Gunman surrenders after postal standoff
A man angry with the Postal Service over a traffic accident stormed into a post office with a gun Wednesday and took two employees hostage for several hours before surrendering, authorities said.
No shots were fired and there were no reports of injuries during the siege in Lakeview, 25 miles northeast of downtown San Diego.
he gunman, whose name was not immediately released, had "a beef with the Postal Service" over its response to an accident involving a postal vehicle, said Chris Saunders, a San Diego County Sheriff's spokesman. San Diego postal inspector Jody Kowahl said the gunman was not a Postal Service employee.
Airport-security lapses investigated
Detectives poked around airport conveyor belts and reviewed videotapes Wednesday to pinpoint the security lapses that allowed a man to sneak on board a parked, unlocked commuter plane overnight.
Pittsburgh International Airport's security chief said he was "extremely upset" about the weekend incident, which was at least the second time this year an unauthorized person has been found on a parked airplane at a U.S. airport, despite heightened security.
A flight attendant found Louis Esquivel, 21, of San Antonio, asleep in a seat of an American Eagle jet at 5:30 a.m. Saturday, without a ticket or a pass. He was held Wednesday on charges including trespassing and theft.
Police said Esquivel told them he was able to dodge security by ducking behind a closed ticket counter and crawling to the airfield through the baggage system late Friday night, when the area was mostly deserted.
Merle Haggard donates to museum exhibit
A gift from country music singer Merle Haggard provided a first glimpse Wednesday of what will be the largest-ever exhibit at the National Museum of American History.
The 26,000-square-foot "America on the Move" will document American transportation from 1876 to 1999. It opens Nov. 22.
The gift ceremony was held on a 40-foot concrete slab of Highway 66, the road that carried thousands of migrants west to California in Dust Bowl days of the Depression. The Haggard family made the trip in 1935 in a 1926 Chevrolet with a two-wheel trailer.
Haggard, born two years later, gave the museum family relics taken with them from Oklahoma: a kerosene lamp, an old trunk, and his father's first courting gift to his mother -- a scarf commemorating a Woodrow Wilson campaign for the presidency.
Also in the exhibit will be a 90-foot, coal-burning "1401" locomotive that pulled President Franklin D. Roosevelt's funeral train in 1945; a narrow-gauge locomotive that traveled between small towns south of San Francisco in 1876; and a 1903 Winton, the first auto driven across the United States.

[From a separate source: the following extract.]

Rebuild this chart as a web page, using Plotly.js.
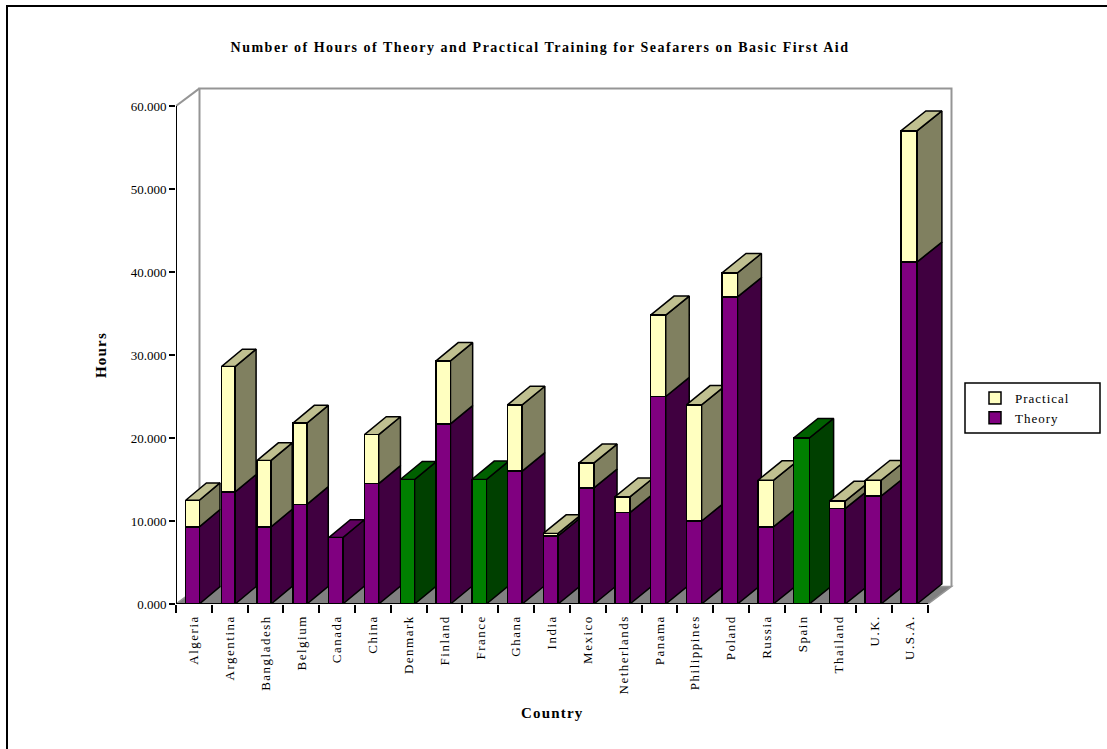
<!DOCTYPE html>
<html><head><meta charset="utf-8">
<script src="https://cdn.plot.ly/plotly-3.0.1.min.js"></script>
<style>
body{margin:0;background:#fff}
#chart{width:1107px;height:749px}
.gtitle{letter-spacing:1.5px}
.xtick text{letter-spacing:1.5px}
.annotation-text{letter-spacing:1.2px}
.legendtext{letter-spacing:1px}
</style></head><body><div id="chart"></div>
<script>
// ---- data ----
const countries = ['Algeria','Argentina','Bangladesh','Belgium','Canada','China','Denmark','Finland','France','Ghana','India','Mexico','Netherlands','Panama','Philippines','Poland','Russia','Spain','Thailand','U.K.','U.S.A.'];
const theory    = [9.3, 13.5, 9.3, 12.0, 8.0, 14.5, 15.0, 21.7, 15.0, 16.0, 8.2, 14.0, 11.0, 25.0, 10.0, 37.0, 9.3, 20.0, 11.5, 13.0, 41.2];
const practical = [3.2, 15.1, 8.0, 9.8, 0.0, 5.9, 0.0, 7.6, 0.0, 8.0, 0.3, 3.0, 1.9, 9.8, 14.0, 2.9, 5.6, 0.0, 0.9, 1.9, 15.8];
const greenCountries = ['Denmark','France','Spain'];
const yTickVals = [0, 10, 20, 30, 40, 50, 60];
const titleText = 'Number of Hours of Theory and Practical Training for Seafarers on Basic First Aid';
const xTitle = 'Country';
const yTitle = 'Hours';

// ---- geometry (pixels -> axis units) ----
const W = 1107, H = 749, ML = 176, MR = 147, MT = 80, MB = 145;
const n = countries.length;
const PXX = 752 / n;          // px per category
const PXY = 498 / 60;         // px per hour
const XMIN = -0.5, XMAX = n - 0.5 + 32 / PXX;
const YMAX = (H - MB - MT) / PXY;
const FDX = 23.5 / PXX, FDY = 17.6 / PXY;   // floor / wall depth
const PW = W - ML - MR, PH = H - MT - MB;
const px2paperX = px => (px - ML) / PW;
const px2paperY = py => (H - MB - py) / PH;

const idx = countries.map((c, i) => i);
const isGreen = countries.map(c => greenCountries.includes(c));
const totals = theory.map((t, i) => t + practical[i]);

const C = {
  th: '#800080', thSide: '#400040', thTop: '#600060',
  gr: '#008000', grSide: '#004000', grTop: '#006000',
  pr: '#FFFFC0', prSide: '#808060', prTop: '#C0C090',
  floor: '#808080', wall: '#959595'
};

function geom(i) {
  const t = i / (n - 1);
  const fl = 9.7 - 1.0 * t, fw = 13.6 + 2.4 * t;
  const dx = (20.7 + 4.3 * t) / PXX, dy = (17.3 + 2.7 * t) / PXY;
  const xl = i - 0.5 + fl / PXX, xr = xl + fw / PXX;
  return {xl, xr, dx, dy, w: fw / PXX, off: xl - i};
}
const G = idx.map(geom);

function poly() { return {x: [], y: []}; }
function addSide(p, g, y0, y1) {
  p.x.push(g.xr, g.xr + g.dx, g.xr + g.dx, g.xr, g.xr, null);
  p.y.push(y0, y0 + g.dy, y1 + g.dy, y1, y0, null);
}
function addTop(p, g, y) {
  p.x.push(g.xl, g.xr, g.xr + g.dx, g.xl + g.dx, g.xl, null);
  p.y.push(y, y, y + g.dy, y + g.dy, y, null);
}
const sTh = poly(), sGr = poly(), sPr = poly(), tTh = poly(), tGr = poly(), tPr = poly();
idx.forEach(i => {
  const g = G[i];
  addSide(isGreen[i] ? sGr : sTh, g, 0, theory[i]);
  if (practical[i] > 0) {
    addSide(sPr, g, theory[i], totals[i]);
    addTop(tPr, g, totals[i]);
  } else {
    addTop(isGreen[i] ? tGr : tTh, g, totals[i]);
  }
});
function polyTrace(p, fill) {
  return {type: 'scatter', mode: 'lines', x: p.x, y: p.y, fill: 'toself', fillcolor: fill,
    line: {color: '#000', width: 1.5}, hoverinfo: 'skip', showlegend: false, xaxis: 'x', yaxis: 'y'};
}

const traces = [
  polyTrace(sTh, C.thSide), polyTrace(sGr, C.grSide), polyTrace(sPr, C.prSide),
  polyTrace(tTh, C.thTop), polyTrace(tGr, C.grTop), polyTrace(tPr, C.prTop),
  {type: 'bar', name: 'Theory', x: idx, y: theory, xaxis: 'x2', yaxis: 'y2',
   width: G.map(g => g.w), offset: G.map(g => g.off),
   marker: {color: isGreen.map(gg => gg ? C.gr : C.th), line: {color: '#000', width: 1.5}},
   hovertext: countries, hoverinfo: 'text+y'},
  {type: 'bar', name: 'Practical', x: idx, y: practical, xaxis: 'x2', yaxis: 'y2',
   width: G.map(g => g.w), offset: G.map(g => g.off),
   marker: {color: C.pr, line: {color: '#000', width: 1.5}},
   hovertext: countries, hoverinfo: 'text+y'}
];

const serif = 'Liberation Serif, Times New Roman, serif';
const shapes = [
  // floor
  {type: 'path', layer: 'below', xref: 'x', yref: 'y',
   path: `M${XMIN},0 L${n - 0.5},0 L${n - 0.5 + FDX},${FDY} L${XMIN + FDX},${FDY} Z`,
   fillcolor: C.floor, line: {color: C.wall, width: 1.5}},
  // back wall
  {type: 'path', layer: 'below', xref: 'x', yref: 'y',
   path: `M${XMIN + FDX},${FDY} L${XMIN + FDX},${60 + FDY} L${n - 0.5 + FDX},${60 + FDY} L${n - 0.5 + FDX},${FDY}`,
   line: {color: C.wall, width: 2}},
  {type: 'line', layer: 'below', xref: 'x', yref: 'y', x0: XMIN, y0: 60, x1: XMIN + FDX, y1: 60 + FDY,
   line: {color: C.wall, width: 2}},
  // axis lines
  {type: 'line', layer: 'above', xref: 'x', yref: 'y', x0: XMIN, y0: 0, x1: n - 0.5, y1: 0,
   line: {color: '#000', width: 2}},
  {type: 'line', layer: 'above', xref: 'x', yref: 'y', x0: XMIN, y0: 0, x1: XMIN, y1: 60,
   line: {color: '#000', width: 2}},
  // legend frame
  {type: 'rect', layer: 'above', xref: 'paper', yref: 'paper',
   x0: px2paperX(965), x1: px2paperX(1100), y0: px2paperY(433), y1: px2paperY(383),
   line: {color: '#000', width: 1.5}, fillcolor: 'rgba(0,0,0,0)'},
  // outer frame
  {type: 'rect', layer: 'above', xref: 'paper', yref: 'paper',
   x0: px2paperX(7), x1: px2paperX(W + 10), y0: px2paperY(H + 10), y1: px2paperY(6),
   line: {color: '#000', width: 2}}
];

const layout = {
  width: W, height: H,
  margin: {l: ML, r: MR, t: MT, b: MB},
  paper_bgcolor: '#fff', plot_bgcolor: 'rgba(0,0,0,0)',
  barmode: 'stack',
  showlegend: true,
  font: {family: serif, color: '#000', size: 13},
  title: {text: titleText,
          font: {family: serif, size: 14, weight: 'bold', color: '#000'},
          x: 540 / W, xanchor: 'center', xref: 'container', y: 1 - 47 / H, yanchor: 'middle', yref: 'container'},
  xaxis: {range: [XMIN, XMAX], tickmode: 'array', tickvals: idx, ticktext: countries, tickangle: -90,
          ticks: 'outside', ticklen: 5, tickcolor: 'rgba(0,0,0,0)', showline: false, zeroline: false, showgrid: false,
          tickfont: {family: serif, size: 13, color: '#000'}, fixedrange: true},
  xaxis2: {overlaying: 'x', anchor: 'y', side: 'bottom', range: [XMIN, XMAX], tickmode: 'array',
           tickvals: idx.map(i => i - 0.5).concat([n - 0.5]), showticklabels: false,
           ticks: 'outside', ticklen: 8, tickwidth: 2, tickcolor: '#000',
           showline: false, zeroline: false, showgrid: false, fixedrange: true},
  yaxis: {range: [0, YMAX], tickmode: 'array', tickvals: yTickVals, tickformat: '.3f',
          ticks: 'outside', ticklen: 6, tickwidth: 2, tickcolor: '#000', showline: false, zeroline: false, showgrid: false,
          tickfont: {family: serif, size: 13, color: '#000'}, fixedrange: true},
  yaxis2: {overlaying: 'y', anchor: 'x', range: [0, YMAX], visible: false, fixedrange: true},
  legend: {x: px2paperX(975), xanchor: 'left', y: px2paperY(408), yanchor: 'middle',
           traceorder: 'reversed', borderwidth: 0, bgcolor: 'rgba(0,0,0,0)',
           font: {family: serif, size: 13, color: '#000'}},
  annotations: [
    {text: yTitle, xref: 'paper', yref: 'paper', x: px2paperX(101), y: px2paperY(355), textangle: -90,
     xanchor: 'center', yanchor: 'middle', showarrow: false,
     font: {family: serif, size: 15, weight: 'bold', color: '#000'}},
    {text: xTitle, xref: 'paper', yref: 'paper', x: px2paperX(552), y: px2paperY(713),
     xanchor: 'center', yanchor: 'middle', showarrow: false,
     font: {family: serif, size: 15, weight: 'bold', color: '#000'}}
  ],
  shapes: shapes
};

Plotly.newPlot('chart', traces, layout, {displayModeBar: false, responsive: false});
</script></body></html>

Tests show CDC doctor does not have SARS
Preliminary lab results indicate that a government doctor who became ill in Taiwan while investigating SARS does not have the disease, the Centers for Disease Control and Prevention said.
More tests will be conducted to see if doctors can rule out the coronavirus that causes SARS as the source of Dr. Chesley L. Richards' illness, CDC spokesman Tom Skinner said.
Richards, a CDC infection control expert, returned to the United States last week after he developed a fever and cough last week that indicated the possibility of SARS.
Three other CDC officials -- a doctor and two other disease experts who had contact with Richards when he became ill -- also returned from Taiwan and were isolated.